A while back I posted Be Not Weary: Dealing With a Handicap.

A number of readers wrote me privately about their experiences with handicapped members of their families.  I had hoped they might comment for everyone to read and be inspired or comforted by their experiences.  No doubt there is still a certain amount of stigma attached to having such children, and they were shy to share publicly.  Because of this I felt the need to make an update that shares a few observations without names.

One friend noted that because abortionists want to prove they are needed, we keep hearing about the poor families who are burdened by handicapped children.  Recently the public has become more aware of the plights of parents who might have been happier if they had aborted, but how often do we hear about families who love and are made better by handicapped or disabled children?  The media does not seem to carry those reports.

Yale-New Haven Teachers Institute has published a research paper called, “Impact of a Handicapped Child on the Family” by Marcia A. Cohen. Granted there are struggles with the care and training of these children, but there is also a majority consensus that they bring love and a greater emphasis on compassion and responsibility. Both parents and siblings tend to benefit from caring for these children.  Numerous examples are given of types of disabilities and how those families dealt with the situation.  Probably the best part of the paper was suggested lesson plans for teachers of normal students who needed to be trained to understand and empathize.

When Life Gives You Lemons.… make something else. Tell us about a time you used an object or resolved a tricky situation in an unorthodox way.

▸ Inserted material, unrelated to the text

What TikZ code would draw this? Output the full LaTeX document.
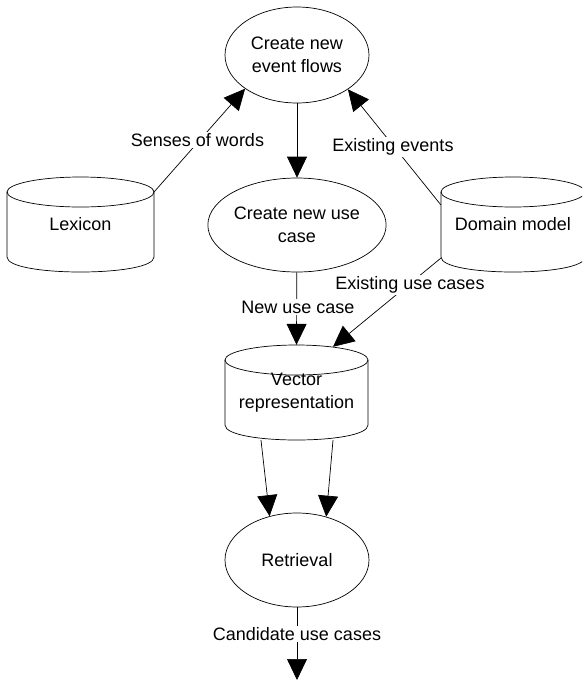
\documentclass[tikz,border=0pt]{standalone}
\usepackage{fontspec}
\setmainfont{Liberation Sans}
\usetikzlibrary{arrows.meta,shapes.geometric,calc}
\newcommand\drawstore[4]{% cx, top, rx, bottom
  \draw[edgeline] (#1,#2+15) ellipse[x radius=#3pt, y radius=15pt];
  \draw[edgeline] (#1-#3,#2+15) -- (#1-#3,#4-15) .. controls (#1-#3,#4+5) and (#1+#3,#4+5) .. (#1+#3,#4-15) -- (#1+#3,#2+15);
}
\begin{document}
\begin{tikzpicture}[x=1pt,y=-1pt,
  every node/.style={font=\fontsize{18}{23}\selectfont},
  proc/.style={ellipse,draw,line width=0.7pt,minimum width=144pt,minimum height=96pt,inner sep=0pt,align=center},
  store/.style={rectangle,inner sep=0pt,align=center},
  lbl/.style={fill=white,inner sep=1.5pt},
  conn/.style={line width=0.7pt,-{Triangle[length=21pt,width=20pt]}},
  edgeline/.style={line width=0.7pt}]
\clip (0,0) rectangle (582,681);
\fill[white] (0,0) rectangle (582,681);

\node[proc] (ev) at (297,55) {Create new\\event flows};
\node[proc,minimum height=94pt] (uc) at (297,225) {Create new use\\case};
\node[proc,minimum height=94pt] (ret) at (297,560) {Retrieval};

\node[store,minimum width=147pt,minimum height=95pt] (lex) at (80.5,224.5) {Lexicon};
\drawstore{80.5}{177}{73.5}{272}
\node[store,minimum width=144pt,minimum height=95pt] (dm) at (513,224.5) {Domain model};
\drawstore{513}{177}{72}{272}
\node[store,minimum width=143pt,minimum height=95pt] (vec) at (296.5,392.5) {Vector\\representation};
\drawstore{296.5}{345}{71.5}{440}

\coordinate (out) at (297,680);

\draw[conn] ($(lex.north east)+(0,15)$) -- (ev.213);
\draw[conn] ($(dm.north west)+(0,28)$) -- (ev.326);
\draw[conn] (ev) -- (uc);
\draw[conn] (uc) -- (vec.north);
\draw[conn] ($(dm.south west)+(0,-14)$) -- ($(vec.north)+(36.5,2)$);
\draw[conn] ($(vec.south)+(-35.5,0)$) -- (ret.122);
\draw[conn] ($(vec.south)+(36.5,0)$) -- (ret.56);
\draw[conn] (ret) -- (out);

\node[lbl] (l1) at (197.5,140) {Senses of words};
\node[lbl] (l2) at (393,147) {Existing events};
\node[lbl] (l3) at (298,307) {New use case};
\node[lbl] (l4) at (410,285) {Existing use cases};
\node[lbl] (l5) at (297,634) {Candidate use cases};
\end{tikzpicture}
\end{document}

One thought on “BE NOT WEARY IN WELL-DOING: When Life Gives You Lemons

  1. As a mom to four with two on the autism spectrum, I will gladly say they have been among the most amazing blessings of my life. I am currently writing a book on this very subject because so few hear anything these days but the”tragedy” autism is. Sure, there are days it is so hard, but the delight in seeing their beautiful, often more perceptive view of the world is infinitely better than if I’d never known them. People who advocate abortion think too often on convenience. What is convenience in the face of an existence marked by such love and purpose?